2. Set clear targets
The FLDC urges football clubs in the UK to define measurable targets for improving diversity in leadership positions. This is another vital lesson. By setting targets and monitoring your progress, your organisation can remain accountable and affect real change.
3. Be transparent
Another core principle of the diversity code is being completely transparent about the progress toward diversity goals. Employers across any sector can learn from this. Not only will transparency ensure you stay accountable, but it will help to showcase a genuine commitment to diversity and inclusion in the long term. It also ensures that shareholders understand where you’re at and where you want to be.
4. Personalise your diversity code
Each industry is different and may have slightly different goals or challenges. As such, employers should follow in the footsteps of the FLDC and tailor their code to the industry’s specific context, culture, and barriers. For instance, while the finance sector may lack female representation, STEM lags behind in BAME representation.
5. Gain support
Twenty football organisations in the UK support the diversity code. This shows the importance of collaborating with others to achieve diversity and inclusion goals. For example, this could mean partnering with professional associations, organisations in the community, or fellow employers in the industry to share best practices and make a real difference.
Sectors That Are Already Following Suit
It seems that other industries are already looking to the football league’s diversity code in a bid to meet diversity, equity, and inclusion goals. In October 2023, a global body covering the financial sector rolled out its very first diversity, equity and inclusion code in the UK. This comes at a time when regulators in the industry are calling for more representation of women and ethnic minorities.
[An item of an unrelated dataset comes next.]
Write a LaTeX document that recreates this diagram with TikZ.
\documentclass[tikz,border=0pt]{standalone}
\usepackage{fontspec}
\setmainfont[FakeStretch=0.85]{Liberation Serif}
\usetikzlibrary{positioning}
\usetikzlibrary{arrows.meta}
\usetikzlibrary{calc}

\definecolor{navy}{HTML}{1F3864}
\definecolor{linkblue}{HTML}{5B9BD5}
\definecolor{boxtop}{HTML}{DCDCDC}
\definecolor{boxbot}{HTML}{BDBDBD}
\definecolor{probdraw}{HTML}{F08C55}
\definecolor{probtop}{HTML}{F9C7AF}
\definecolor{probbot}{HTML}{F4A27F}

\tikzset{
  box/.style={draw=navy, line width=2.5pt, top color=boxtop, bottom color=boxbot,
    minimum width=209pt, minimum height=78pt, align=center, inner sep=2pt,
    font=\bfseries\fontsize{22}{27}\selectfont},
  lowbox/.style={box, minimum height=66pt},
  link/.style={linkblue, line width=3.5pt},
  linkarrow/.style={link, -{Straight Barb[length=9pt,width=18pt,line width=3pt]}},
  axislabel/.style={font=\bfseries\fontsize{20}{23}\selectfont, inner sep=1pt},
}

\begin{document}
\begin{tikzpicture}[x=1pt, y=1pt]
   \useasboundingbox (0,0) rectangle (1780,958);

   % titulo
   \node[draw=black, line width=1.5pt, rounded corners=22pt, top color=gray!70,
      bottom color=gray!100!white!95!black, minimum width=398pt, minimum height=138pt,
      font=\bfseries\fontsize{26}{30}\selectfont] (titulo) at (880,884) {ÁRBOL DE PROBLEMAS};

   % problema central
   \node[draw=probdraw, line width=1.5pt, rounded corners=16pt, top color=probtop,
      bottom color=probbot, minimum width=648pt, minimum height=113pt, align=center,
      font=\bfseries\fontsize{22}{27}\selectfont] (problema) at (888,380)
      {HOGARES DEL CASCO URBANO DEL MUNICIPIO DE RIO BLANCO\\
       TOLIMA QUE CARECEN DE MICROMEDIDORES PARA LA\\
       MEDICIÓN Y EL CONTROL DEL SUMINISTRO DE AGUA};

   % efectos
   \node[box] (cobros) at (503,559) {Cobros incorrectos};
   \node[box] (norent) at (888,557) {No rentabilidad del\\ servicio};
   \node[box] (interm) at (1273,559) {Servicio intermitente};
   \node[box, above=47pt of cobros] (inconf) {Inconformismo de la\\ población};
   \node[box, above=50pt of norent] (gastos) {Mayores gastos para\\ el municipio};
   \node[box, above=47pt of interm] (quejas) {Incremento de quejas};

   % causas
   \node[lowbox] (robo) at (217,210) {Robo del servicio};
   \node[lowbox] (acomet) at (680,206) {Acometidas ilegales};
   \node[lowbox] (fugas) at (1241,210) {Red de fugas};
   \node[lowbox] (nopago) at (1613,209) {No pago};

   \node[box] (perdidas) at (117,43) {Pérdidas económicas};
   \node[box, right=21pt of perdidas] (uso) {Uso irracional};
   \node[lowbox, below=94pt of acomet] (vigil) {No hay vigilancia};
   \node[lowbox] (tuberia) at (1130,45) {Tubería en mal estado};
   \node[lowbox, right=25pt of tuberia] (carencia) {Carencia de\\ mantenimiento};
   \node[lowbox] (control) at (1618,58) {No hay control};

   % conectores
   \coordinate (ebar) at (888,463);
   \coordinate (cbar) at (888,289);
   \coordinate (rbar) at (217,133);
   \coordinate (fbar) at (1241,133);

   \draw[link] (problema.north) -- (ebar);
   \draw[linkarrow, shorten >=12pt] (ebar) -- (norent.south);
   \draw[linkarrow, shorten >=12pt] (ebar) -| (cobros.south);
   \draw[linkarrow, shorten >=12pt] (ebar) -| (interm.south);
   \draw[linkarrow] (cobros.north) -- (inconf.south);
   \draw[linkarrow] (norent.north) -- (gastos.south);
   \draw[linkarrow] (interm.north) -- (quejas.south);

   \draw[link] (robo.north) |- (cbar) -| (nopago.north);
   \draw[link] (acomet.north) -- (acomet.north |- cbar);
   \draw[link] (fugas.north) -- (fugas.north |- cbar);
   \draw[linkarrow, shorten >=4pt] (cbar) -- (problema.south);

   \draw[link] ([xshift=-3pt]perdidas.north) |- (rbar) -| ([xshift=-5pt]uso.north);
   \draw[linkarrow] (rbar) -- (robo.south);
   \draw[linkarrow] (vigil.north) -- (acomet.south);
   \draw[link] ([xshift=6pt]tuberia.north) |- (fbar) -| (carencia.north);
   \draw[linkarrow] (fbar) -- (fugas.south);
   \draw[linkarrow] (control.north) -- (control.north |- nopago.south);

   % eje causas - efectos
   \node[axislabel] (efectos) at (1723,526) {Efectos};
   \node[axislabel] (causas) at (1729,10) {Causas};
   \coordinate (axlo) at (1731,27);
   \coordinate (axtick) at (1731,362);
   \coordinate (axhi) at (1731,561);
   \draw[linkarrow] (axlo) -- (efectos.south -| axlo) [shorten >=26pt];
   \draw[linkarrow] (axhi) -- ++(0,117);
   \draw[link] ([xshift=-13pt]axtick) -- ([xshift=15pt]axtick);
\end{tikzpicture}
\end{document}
The CFA Institute has already implemented a similar version of the diversity code across the US and Canada, where over 160 organisations have joined.
The UK version of the diversity code is based on six principles:
- Diverse talent pipeline
- Inclusive hiring practices that encourage diversity
- Promotion practices that aim to retain diverse talent and help them to progress
- Working towards diverse leadership
- Influence and measuring
- Progress reporting
There are no set timelines or specific targets attached to those principles. Furthermore, organisations that sign the code will provide a yearly progress report to the CFA Institute. The content of the reports will remain anonymous, but the CFA will release an annual industry-wide progress report.
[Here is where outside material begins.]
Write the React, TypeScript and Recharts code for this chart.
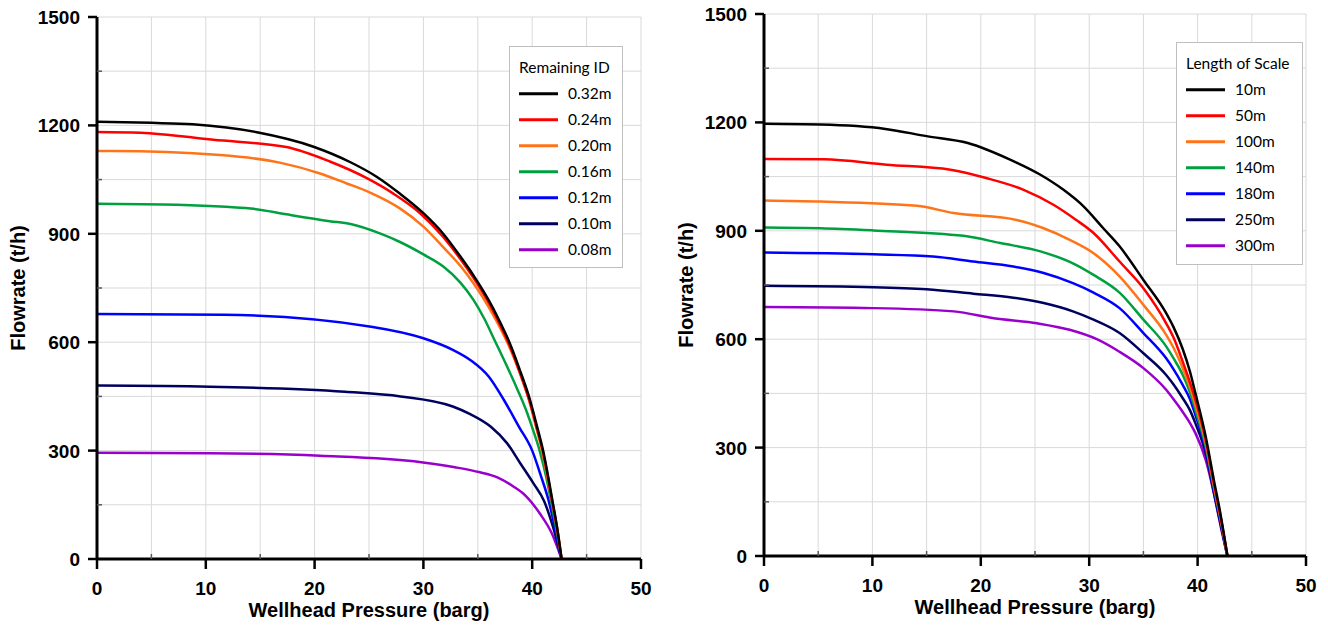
import React from 'react';
import { LineChart, Line, XAxis, YAxis, CartesianGrid, Label } from 'recharts';

type Pt = [number, number];

// left panel: flowrate (t/h) vs wellhead pressure (barg), by remaining ID
const id032: Pt[] = [[0, 1210], [5, 1207], [8.8, 1203], [14.7, 1181], [19.9, 1141], [23.3, 1098], [25.7, 1058], [27.8, 1012], [30, 957], [31.8, 901], [33.4, 837], [34.6, 785], [35.5, 742], [36.3, 700], [37.1, 652], [37.9, 600], [38.9, 520], [39.8, 440], [40.4, 372], [41, 300], [41.85, 163], [42.3, 85], [42.7, 0]];
const id024: Pt[] = [[0, 1182], [4, 1180], [10.7, 1160], [17.4, 1140], [21.4, 1100], [24.8, 1054], [27.2, 1012], [29.7, 957], [31.8, 892], [33.4, 830], [34.6, 778], [35.5, 735], [36.3, 693], [37.1, 645], [37.9, 593], [38.9, 513], [39.8, 433], [40.4, 365], [41, 295], [41.85, 158], [42.3, 82], [42.7, 0]];
const id020: Pt[] = [[0, 1129], [1.5, 1129], [11.3, 1118], [16.8, 1097], [20.5, 1067], [22.9, 1040], [25.1, 1014], [27.8, 971], [30, 920], [31.8, 864], [33.7, 800], [34.6, 763], [35.5, 722], [36.6, 665], [37.7, 600], [38.8, 520], [39.7, 440], [40.3, 372], [40.9, 300], [41.8, 163], [42.3, 82], [42.7, 0]];
const id016: Pt[] = [[0, 983], [6, 981], [14.4, 969], [17.4, 954], [21.4, 935], [23.3, 927], [26, 901], [27.8, 878], [30, 843], [31.8, 810], [33.4, 765], [34.6, 717], [35.6, 665], [36.6, 602], [37.7, 532], [38.6, 472], [39.4, 415], [40.1, 355], [40.7, 298], [41.3, 225], [41.8, 150], [42.3, 70], [42.7, 0]];
const id012: Pt[] = [[0, 678], [11.6, 676], [25.2, 643], [30, 611], [32.7, 579], [34.3, 551], [36, 505], [37.4, 440], [38.8, 365], [40, 300], [40.8, 230], [41.5, 163], [42.1, 85], [42.7, 0]];
const id010: Pt[] = [[0, 480], [10.4, 477], [22.8, 463], [27.9, 450], [32.7, 422], [34.3, 401], [36.2, 366], [37.7, 320], [38.9, 265], [40.1, 210], [41.1, 160], [41.9, 90], [42.7, 0]];
const id008: Pt[] = [[0, 294], [10.4, 293], [20.5, 286], [29.8, 268], [32.9, 254], [35.2, 240], [36.8, 226], [38.3, 200], [39.4, 175], [40.7, 126], [41.8, 71], [42.7, 0]];

// right panel: by length of scale
const len10: Pt[] = [[0, 1196], [5.2, 1194], [11.2, 1182], [15, 1162], [18.8, 1143], [22.7, 1097], [25.5, 1055], [27.6, 1014], [29.5, 967], [31.3, 907], [32.8, 857], [35, 764], [37.1, 672], [37.8, 632], [38.6, 575], [39.3, 510], [39.8, 450], [40.75, 330], [41.5, 210], [42.1, 118], [42.75, 0]];
const len50: Pt[] = [[0, 1099], [5.5, 1098], [11.3, 1083], [17.2, 1069], [20.5, 1046], [23.9, 1014], [26.7, 972], [28.8, 930], [30.4, 894], [32.8, 815], [35, 741], [37.1, 644], [37.8, 603], [38.6, 540], [39.3, 480], [39.8, 432], [40.75, 321], [41.5, 201], [42.1, 112], [42.75, 0]];
const len100: Pt[] = [[0, 984], [5.2, 981], [14.1, 969], [17.5, 949], [23.3, 930], [25.8, 907], [28.2, 875], [30.4, 838], [32.8, 774], [35, 695], [37.1, 612], [37.8, 575], [38.6, 522], [39.3, 466], [39.8, 418], [40.75, 312], [41.5, 195], [42.1, 108], [42.75, 0]];
const len140: Pt[] = [[0, 909], [5.2, 907], [10.1, 901], [18.4, 886], [21.8, 866], [25.5, 843], [28.5, 810], [30.4, 778], [32.8, 729], [35, 654], [37.1, 580], [37.8, 546], [38.6, 503], [39.3, 452], [39.8, 404], [40.75, 303], [41.5, 190], [42.1, 104], [42.75, 0]];
const len180: Pt[] = [[0, 840], [10.1, 835], [15.6, 829], [19.3, 815], [23, 801], [25.8, 783], [28.5, 755], [30.4, 729], [32.8, 686], [35, 617], [37.1, 547], [37.8, 516], [38.6, 475], [39.3, 434], [39.8, 390], [40.75, 294], [41.5, 182], [42.1, 98], [42.75, 0]];
const len250: Pt[] = [[0, 748], [10.1, 744], [15, 738], [19.3, 726], [23, 715], [25.8, 700], [28.5, 677], [30.4, 654], [32.8, 617], [35, 561], [37.1, 501], [37.8, 474], [38.6, 438], [39.3, 403], [39.8, 367], [40.75, 284], [41.5, 176], [42.1, 92], [42.75, 0]];
const len300: Pt[] = [[0, 689], [10.1, 686], [17.5, 677], [21.2, 658], [25.2, 644], [28.2, 626], [30.7, 600], [32.75, 566], [35, 520], [37.1, 460], [37.8, 433], [38.6, 400], [39.3, 368], [39.8, 340], [40.75, 266], [41.5, 174], [42.1, 86], [42.75, 0]];

const idNames = ['0.32m', '0.24m', '0.20m', '0.16m', '0.12m', '0.10m', '0.08m'];
const lengthNames = ['10m', '50m', '100m', '140m', '180m', '250m', '300m'];
const colors = ['#000000', '#ff0000', '#ff7418', '#00a040', '#0000ff', '#00005e', '#9900cc'];

const pressureTicks = [0, 5, 10, 15, 20, 25, 30, 35, 40, 45, 50];
const flowTicks = [0, 150, 300, 450, 600, 750, 900, 1050, 1200, 1350, 1500];

const idSeries = [id032, id024, id020, id016, id012, id010, id008];
const lengthSeries = [len10, len50, len100, len140, len180, len250, len300];

const axisFont = '"Liberation Sans", Arial, sans-serif';

const toPoints = (pts: Pt[]) => pts.map(([p, q]) => ({ p, q }));

const XTick = (props: any) => {
  const { x, y, payload } = props;
  const v = payload.value as number;
  if (v % 10 !== 0) {
    return <line x1={x} y1={y - 5} x2={x} y2={y} stroke="#595959" strokeWidth={1.5} />;
  }
  return (
    <g>
      <line x1={x} y1={y} x2={x} y2={y + 10} stroke="#000" strokeWidth={2.5} />
      <text x={x} y={y + 36} textAnchor="middle" fontFamily={axisFont} fontWeight="bold" fontSize={19} fill="#000">
        {v}
      </text>
    </g>
  );
};

const YTick = (props: any) => {
  const { x, y, payload } = props;
  const v = payload.value as number;
  if (v % 300 !== 0) {
    return <line x1={x} y1={y} x2={x + 5} y2={y} stroke="#595959" strokeWidth={1.5} />;
  }
  return (
    <g>
      <line x1={x - 9} y1={y} x2={x} y2={y} stroke="#000" strokeWidth={2.5} />
      <text x={x - 17} y={y + 7} textAnchor="end" fontFamily={axisFont} fontWeight="bold" fontSize={19} fill="#000">
        {v}
      </text>
    </g>
  );
};

interface PanelProps {
  series: Pt[][];
  left: number;
  top: number;
  right: number;
  yAxisWidth: number;
  xAxisHeight: number;
  yTitleX: number;
}

const Panel = ({ series, left, top, right, yAxisWidth, xAxisHeight, yTitleX }: PanelProps) => (
  <div style={{ position: 'absolute', left, top: 0 }}>
    <LineChart width={664} height={628} margin={{ top, right, bottom: 0, left: 0 }}>
      <CartesianGrid stroke="#d9d9d9" strokeWidth={1} />
      <XAxis
        dataKey="p"
        type="number"
        domain={[0, 50]}
        ticks={pressureTicks}
        interval={0}
        height={xAxisHeight}
        tickSize={0}
        tickMargin={0}
        tickLine={false}
        tick={XTick}
        axisLine={{ stroke: '#000', strokeWidth: 3 }}
      >
        <Label
          content={(p: any) => {
            const vb = p.viewBox;
            return (
              <text x={vb.x + vb.width / 2} y={vb.y + 58} textAnchor="middle" fontFamily={axisFont} fontWeight="bold" fontSize={20} fill="#000">
                Wellhead Pressure (barg)
              </text>
            );
          }}
        />
      </XAxis>
      <YAxis
        type="number"
        domain={[0, 1500]}
        ticks={flowTicks}
        interval={0}
        width={yAxisWidth}
        tickSize={0}
        tickMargin={0}
        tickLine={false}
        tick={YTick}
        axisLine={{ stroke: '#000', strokeWidth: 3 }}
      >
        <Label
          content={(p: any) => {
            const vb = p.viewBox;
            const cx = vb.x + yTitleX;
            const cy = vb.y + vb.height / 2;
            return (
              <text x={cx} y={cy} transform={`rotate(-90 ${cx} ${cy})`} textAnchor="middle" dominantBaseline="central" fontFamily={axisFont} fontWeight="bold" fontSize={20} fill="#000">
                Flowrate (t/h)
              </text>
            );
          }}
        />
      </YAxis>
      {series
        .map((s, i) => (
          <Line
            key={i}
            data={toPoints(s)}
            dataKey="q"
            type="monotone"
            stroke={colors[i]}
            strokeWidth={2.5}
            dot={false}
            activeDot={false}
            isAnimationActive={false}
          />
        ))
        .reverse()}
    </LineChart>
  </div>
);

interface LegendProps {
  title: string;
  names: string[];
  left: number;
  top: number;
  width: number;
  height: number;
}

const LegendBox = ({ title, names, left, top, width, height }: LegendProps) => (
  <div
    style={{
      position: 'absolute',
      left,
      top,
      width,
      height,
      boxSizing: 'border-box',
      border: '1px solid #bfbfbf',
      background: '#fff',
      fontFamily: 'Lato, "Open Sans", sans-serif',
      fontSize: 15.5,
      color: '#000',
    }}
  >
    <div style={{ position: 'absolute', left: 9, top: 21, transform: 'translateY(-50%)', whiteSpace: 'nowrap', lineHeight: 1 }}>{title}</div>
    {names.map((n, i) => (
      <div
        key={n}
        style={{ position: 'absolute', left: 9, top: 46.5 + i * 26, transform: 'translateY(-50%)', display: 'flex', alignItems: 'center', whiteSpace: 'nowrap' }}
      >
        <div style={{ width: 39, height: 3, background: colors[i] }} />
        <span style={{ marginLeft: 10, lineHeight: 1 }}>{n}</span>
      </div>
    ))}
  </div>
);

export default function App() {
  return (
    <div style={{ position: 'absolute', left: 0, top: 0, width: 1328, height: 628, background: '#fff', overflow: 'hidden' }}>
      <Panel series={idSeries} left={0} top={17} right={23} yAxisWidth={97} xAxisHeight={69} yTitleX={18} />
      <Panel series={lengthSeries} left={664} top={14} right={22} yAxisWidth={100} xAxisHeight={72} yTitleX={22} />
      <LegendBox title="Remaining ID" names={idNames} left={509} top={46} width={114} height={222} />
      <LegendBox title="Length of Scale" names={lengthNames} left={1176} top={42} width={127} height={223} />
    </div>
  );
}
This is good news for the finance sector, which still needs to catch up in representation despite initiatives like the Women in Finance charter. In other news, the UK’s Financial Conduct Authority and Bank of England have also recently proposed new requirements for large banks and insurers. These are related to targets for improving diversity and inclusion performance.
A Final Word On The FLDC
The FLDC is an important initiative that is making great strides in improving diversity in football. It recognises the need for a proactive change in how the sport hires, promotes, and retains senior-level employees. As such, it serves as an excellent template for other sectors looking to improve diversity, equity, and inclusion performance.